:: Excerpted records

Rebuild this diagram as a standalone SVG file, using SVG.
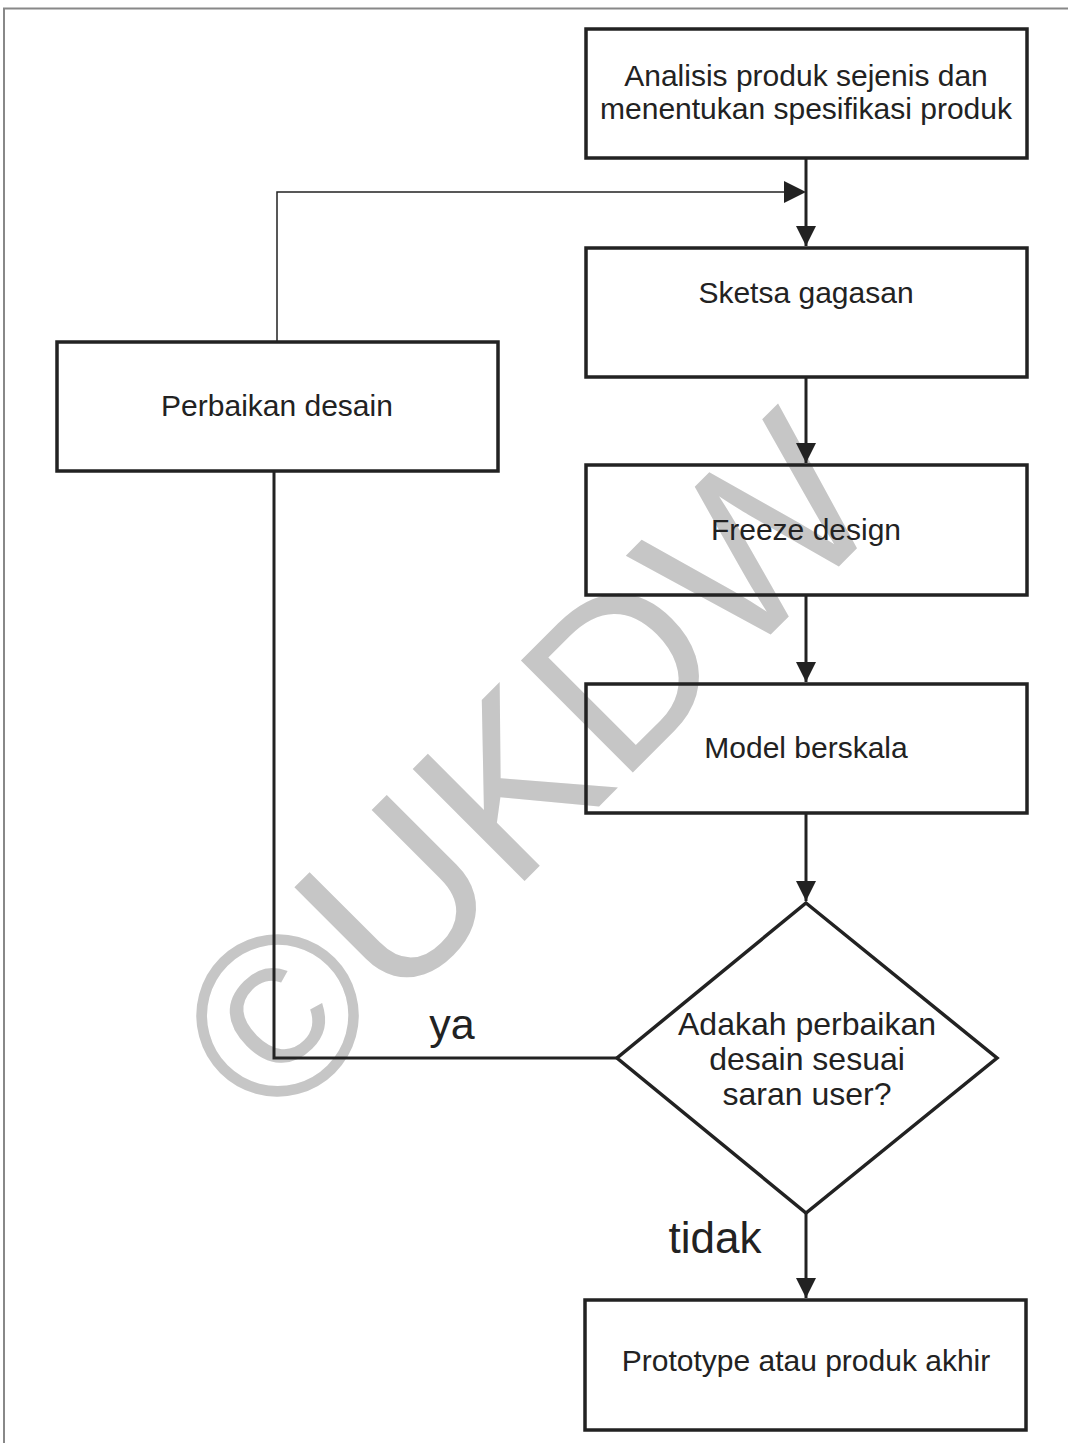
<svg xmlns="http://www.w3.org/2000/svg" width="1068" height="1443" viewBox="0 0 1068 1443">
<defs>
<style>
.box{fill:none;stroke:#222;stroke-width:3.5}
.t{font-family:"Liberation Sans",Arial,sans-serif;font-size:30px;fill:#222;text-anchor:middle}
.d{font-family:"Liberation Sans",Arial,sans-serif;font-size:32px;fill:#222;text-anchor:middle}
.lbl{font-family:"Liberation Sans",Arial,sans-serif;fill:#222;text-anchor:middle}
.c{fill:none;stroke:#222;stroke-width:3}
.cthin{fill:none;stroke:#222;stroke-width:1.5}
</style>
<marker id="ah" viewBox="0 0 20 20" refX="20" refY="10" markerWidth="20" markerHeight="20" markerUnits="userSpaceOnUse" orient="auto">
<path d="M0,0 L20,10 L0,20 Z" fill="#222"/>
</marker>
</defs>
<rect x="0" y="0" width="1068" height="1443" fill="#fff"/>
<path d="M4,1443 V8.5 H1068" fill="none" stroke="#888" stroke-width="2"/>
<text x="526" y="767" font-family="Liberation Sans,Arial,sans-serif" font-size="230" fill="#c6c6c6" text-anchor="middle" dominant-baseline="central" transform="rotate(-45 526 767)">©UKDW</text>
<g id="connectors">
<path class="c" d="M806,158 V246" marker-end="url(#ah)"/>
<path class="cthin" d="M277,342 V192 H784"/>
<path d="M784,181 L806,192 L784,203 Z" fill="#222"/>
<path class="c" d="M806,377 V463" marker-end="url(#ah)"/>
<path class="c" d="M806,595 V682" marker-end="url(#ah)"/>
<path class="c" d="M806,813 V901" marker-end="url(#ah)"/>
<path class="c" d="M617,1058 H274 V471"/>
<path class="c" d="M806,1213 V1298" marker-end="url(#ah)"/>
</g>
<g id="n1"><rect class="box" x="586" y="29" width="441" height="129"/>
<text class="t" x="806" y="86">Analisis produk sejenis dan</text>
<text class="t" x="806" y="119">menentukan spesifikasi produk</text></g>
<g id="n2"><rect class="box" x="586" y="248" width="441" height="129"/>
<text class="t" x="806" y="303">Sketsa gagasan</text></g>
<g id="n3"><rect class="box" x="586" y="465" width="441" height="130"/>
<text class="t" x="806" y="540">Freeze design</text></g>
<g id="n4"><rect class="box" x="586" y="684" width="441" height="129"/>
<text class="t" x="806" y="758">Model berskala</text></g>
<g id="n5"><rect class="box" x="57" y="342" width="441" height="129"/>
<text class="t" x="277" y="416">Perbaikan desain</text></g>
<g id="n6"><path class="box" d="M806,903 L997,1058 L806,1213 L617,1058 Z"/>
<text class="d" x="807" y="1035">Adakah perbaikan</text>
<text class="d" x="807" y="1070">desain sesuai</text>
<text class="d" x="807" y="1105">saran user?</text></g>
<g id="n7"><rect class="box" x="585" y="1300" width="441" height="130"/>
<text class="t" x="806" y="1371">Prototype atau produk akhir</text></g>
<text class="lbl" x="452" y="1039" font-size="43">ya</text>
<text class="lbl" x="715" y="1253" font-size="44">tidak</text>
</svg>
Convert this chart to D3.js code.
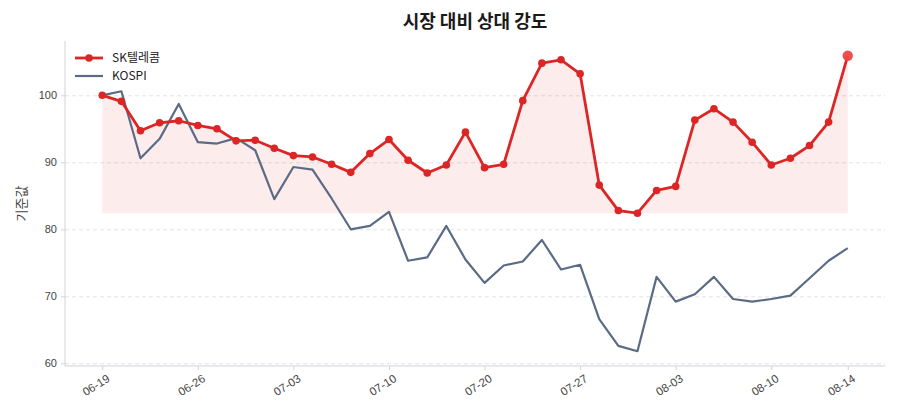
<!DOCTYPE html>
<html>
<head>
<meta charset="utf-8">
<script src="https://cdn.jsdelivr.net/npm/d3@7"></script>
<style>
    body { margin: 0; background: #fff; }
    svg { font-family: "Noto Sans CJK KR", "Noto Sans", sans-serif; }
    .grid line { stroke: #e3e3e3; stroke-dasharray: 4 3; }
    .grid path { display: none; }
    .axis path, .axis line { stroke: #cfd3dc; }
    .axis text { fill: #444; font-size: 11px; }
    .x-axis text { font-size: 11.5px; }
</style>
</head>
<body>
<div id="chart"></div>
<script>
// Trading-day labels (axis is by index)
const dates = [
    '06-19', '06-20', '06-21', '06-22', '06-23',
    '06-26', '06-27', '06-28', '06-29', '06-30',
    '07-03', '07-04', '07-05', '07-06', '07-07',
    '07-10', '07-11', '07-13', '07-17', '07-18',
    '07-20', '07-21', '07-24', '07-25', '07-26',
    '07-27', '07-28', '07-31', '08-01', '08-02',
    '08-03', '08-04', '08-07', '08-08', '08-09',
    '08-10', '08-11', '08-12', '08-13', '08-14',
];
const tickIndex = [0, 5, 10, 15, 20, 25, 30, 35, 39];

const skt = [
    100.0, 99.1, 94.7, 95.9, 96.2, 95.5, 95.0, 93.2, 93.3, 92.1,
    91.0, 90.8, 89.7, 88.5, 91.3, 93.4, 90.3, 88.4, 89.6, 94.5,
    89.2, 89.7, 99.2, 104.8, 105.3, 103.2, 86.6, 82.8, 82.4, 85.8,
    86.4, 96.3, 98.0, 96.0, 93.0, 89.6, 90.6, 92.5, 96.0, 105.9,
];
const kospi = [
    100.0, 100.6, 90.6, 93.5, 98.7, 93.0, 92.8, 93.6, 91.8, 84.5,
    89.3, 88.9, 84.6, 80.0, 80.5, 82.6, 75.3, 75.8, 80.5, 75.5,
    72.0, 74.6, 75.2, 78.4, 74.0, 74.7, 66.6, 62.6, 61.8, 72.9,
    69.2, 70.3, 72.9, 69.6, 69.2, 69.6, 70.1, 72.7, 75.3, 77.2,
];
const yTicks = [60, 70, 80, 90, 100];

const W = 900, H = 420;
const margin = { top: 41, right: 15, bottom: 54, left: 65 };
const width = W - margin.left - margin.right;
const height = H - margin.top - margin.bottom;

const svg = d3.select('#chart').append('svg')
    .attr('width', W)
    .attr('height', H);

const g = svg.append('g')
    .attr('transform', `translate(${margin.left},${margin.top})`);

// matplotlib-like 5% padding
const n = skt.length;
const xPad = (n - 1) * 0.05;
const x = d3.scaleLinear().domain([-xPad, n - 1 + xPad]).range([0, width]);

const allVals = skt.concat(kospi);
const lo = d3.min(allVals), hi = d3.max(allVals);
const yPad = (hi - lo) * 0.05;
const y = d3.scaleLinear().domain([lo - yPad, hi + yPad]).range([height, 0]);

// grid
g.append('g')
    .attr('class', 'grid')
    .call(d3.axisLeft(y).tickValues(yTicks).tickSize(-width).tickFormat(''));

// fill under SKT down to its minimum
const base = d3.min(skt);
g.append('path')
    .datum(skt)
    .attr('fill', '#dc2626')
    .attr('fill-opacity', 0.085)
    .attr('d', d3.area()
        .x((d, i) => x(i))
        .y0(y(base))
        .y1(d => y(d)));

// KOSPI
g.append('path')
    .datum(kospi)
    .attr('fill', 'none')
    .attr('stroke', '#5b6b85')
    .attr('stroke-width', 2.2)
    .attr('stroke-linejoin', 'round')
    .attr('d', d3.line().x((d, i) => x(i)).y(d => y(d)));

// SKT
g.append('path')
    .datum(skt)
    .attr('fill', 'none')
    .attr('stroke', '#dc2626')
    .attr('stroke-width', 2.8)
    .attr('stroke-linejoin', 'round')
    .attr('d', d3.line().x((d, i) => x(i)).y(d => y(d)));

g.selectAll('.dot')
    .data(skt.slice(0, n - 1))
    .join('circle')
    .attr('class', 'dot')
    .attr('cx', (d, i) => x(i))
    .attr('cy', d => y(d))
    .attr('r', 3.8)
    .attr('fill', '#dc2626');

// highlight last point
g.append('circle')
    .attr('cx', x(n - 1))
    .attr('cy', y(skt[n - 1]))
    .attr('r', 5.2)
    .attr('fill', '#ef4444')
    .attr('fill-opacity', 0.95);

// axes
g.append('g')
    .attr('class', 'axis')
    .call(d3.axisLeft(y).tickValues(yTicks).tickSize(4).tickPadding(4))
    .call(s => s.select('.domain').attr('d', `M0,0V${height}`));

g.append('g')
    .attr('class', 'axis x-axis')
    .attr('transform', `translate(0,${height})`)
    .call(d3.axisBottom(x).tickValues(tickIndex).tickFormat(i => dates[i]).tickSize(4).tickPadding(4))
    .call(s => s.select('.domain').attr('d', `M0,0H${width}`))
    .selectAll('text')
    .attr('text-anchor', 'end')
    .attr('dx', '-0.1em')
    .attr('dy', '0.75em')
    .attr('transform', 'rotate(-32)');

// y label
g.append('text')
    .attr('transform', 'rotate(-90)')
    .attr('x', -height / 2)
    .attr('y', -39)
    .attr('text-anchor', 'middle')
    .attr('fill', '#444')
    .attr('font-size', 13)
    .text('기준값');

// title
svg.append('text')
    .attr('x', margin.left + width / 2)
    .attr('y', 28)
    .attr('text-anchor', 'middle')
    .attr('font-size', 18)
    .attr('font-weight', 'bold')
    .attr('fill', '#1a1a1a')
    .text('시장 대비 상대 강도');

// legend
const legend = g.append('g').attr('transform', 'translate(10,17)');
const items = [
    { name: 'SK텔레콤', color: '#dc2626', marker: true, w: 2.8 },
    { name: 'KOSPI', color: '#5b6b85', marker: false, w: 2.2 },
];
items.forEach((it, i) => {
    const row = legend.append('g').attr('transform', `translate(0,${i * 18})`);
    row.append('line')
        .attr('x1', 0).attr('x2', 28)
        .attr('stroke', it.color)
        .attr('stroke-width', it.w);
    if (it.marker) {
        row.append('circle').attr('cx', 14).attr('r', 3.8).attr('fill', it.color);
    }
    row.append('text')
        .attr('x', 37)
        .attr('dy', '0.35em')
        .attr('font-size', 12)
        .attr('fill', '#222')
        .text(it.name);
});
</script>
</body>
</html>
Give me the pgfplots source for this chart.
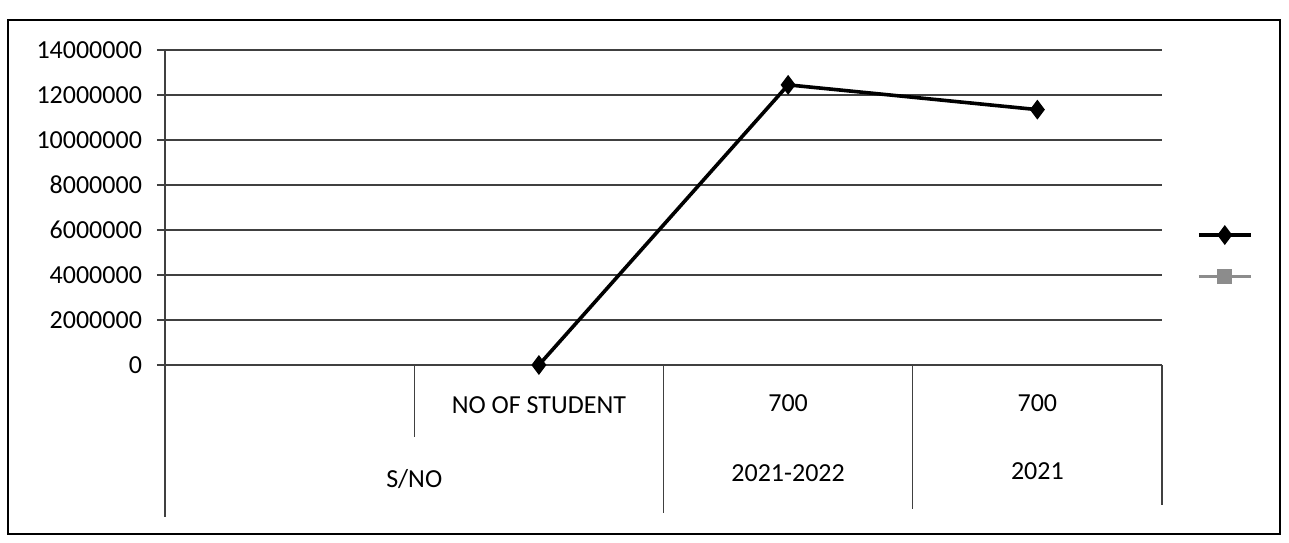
\documentclass[border=0pt]{standalone}
\usepackage{pgfplots}
\pgfplotsset{compat=1.18}
\usepackage{fontspec}
\setmainfont{Carlito}

\begin{document}
\fontsize{13}{15}\selectfont
\begin{tikzpicture}
\useasboundingbox (0,0) rectangle (644.5pt,271pt);
\draw[line width=1pt] (4pt,4pt) rectangle (640pt,261pt);
\begin{axis}[
    at={(82.5pt,88.5pt)}, anchor=south west,
    scale only axis,
    width=498.5pt,
    height=157.5pt,
    xmin=-0.5, xmax=3.5,
    ymin=0, ymax=14000000,
    axis lines*=left,
    xtick=\empty,
    ytick={0,2000000,4000000,6000000,8000000,10000000,12000000,14000000},
    scaled y ticks=false,
    yticklabel style={/pgf/number format/fixed, /pgf/number format/1000 sep={}, xshift=-3pt},
    /pgf/number format/assume math mode=true,
    ymajorgrids,
    grid style={black!75, line width=0.6pt},
    tick align=outside,
    major tick length=4pt,
    tick style={black!75, line width=0.6pt},
    axis line style={black!75, line width=0.6pt},
    clip=false,
    legend style={at={(1.067,0.349)}, anchor=center, draw=none, fill=none, row sep=14pt},
    legend image code/.code={\draw[mark repeat=2,mark phase=2,#1] plot coordinates {(0pt,0pt) (13pt,0pt) (26pt,0pt)};},
    ]

    % multi-level category table under the axis
    \draw[black!75, line width=0.6pt] (axis cs:-0.5,0) -- ([yshift=-76pt]axis cs:-0.5,0);
    \draw[black!75, line width=0.6pt] (axis cs:0.5,0) -- ([yshift=-36pt]axis cs:0.5,0);
    \draw[black!75, line width=0.6pt] (axis cs:1.5,0) -- ([yshift=-74pt]axis cs:1.5,0);
    \draw[black!75, line width=0.6pt] (axis cs:2.5,0) -- ([yshift=-72pt]axis cs:2.5,0);
    \draw[black!75, line width=0.6pt] (axis cs:3.5,0) -- ([yshift=-70pt]axis cs:3.5,0);

    \node at ([yshift=-20pt]axis cs:1,0) {NO OF STUDENT};
    \node at ([yshift=-19pt]axis cs:2,0) {700};
    \node at ([yshift=-19pt]axis cs:3,0) {700};
    \node at ([yshift=-57pt]axis cs:0.5,0) {S/NO};
    \node at ([yshift=-54pt]axis cs:2,0) {2021-2022};
    \node at ([yshift=-53pt]axis cs:3,0) {2021};

    \addplot[black, line width=1.8pt, mark=diamond*, mark size=3.5pt, mark options={solid}]
        coordinates {(1,0) (2,12450000) (3,11350000)};
    \addlegendentry{}
    \addlegendimage{black!45, line width=1.5pt, mark=square*, mark size=3pt, mark options={solid}}
    \addlegendentry{}
\end{axis}
\end{tikzpicture}
\end{document}
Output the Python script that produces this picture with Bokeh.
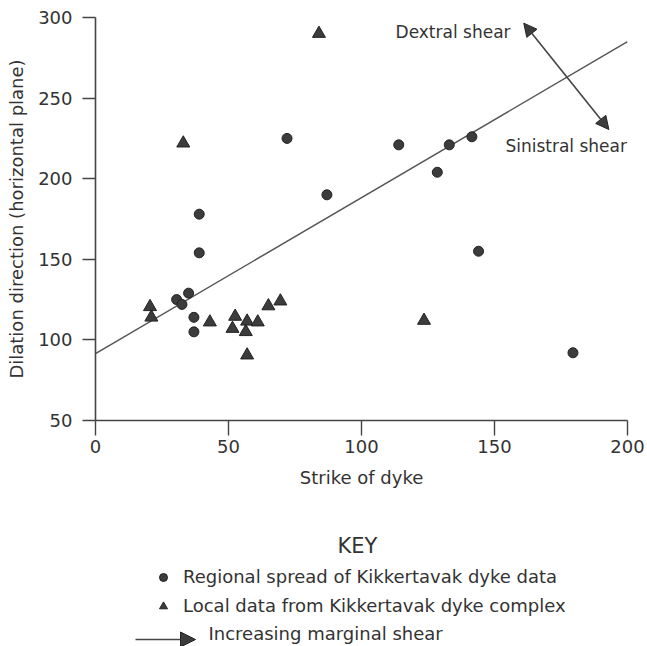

::::

Scan the data above; copy every line where "script" appears.

**Answer to the task:**
<script src="https://cdn.jsdelivr.net/npm/d3@7"></script>
<script>
</script>
Output the Python script that produces this picture with Bokeh.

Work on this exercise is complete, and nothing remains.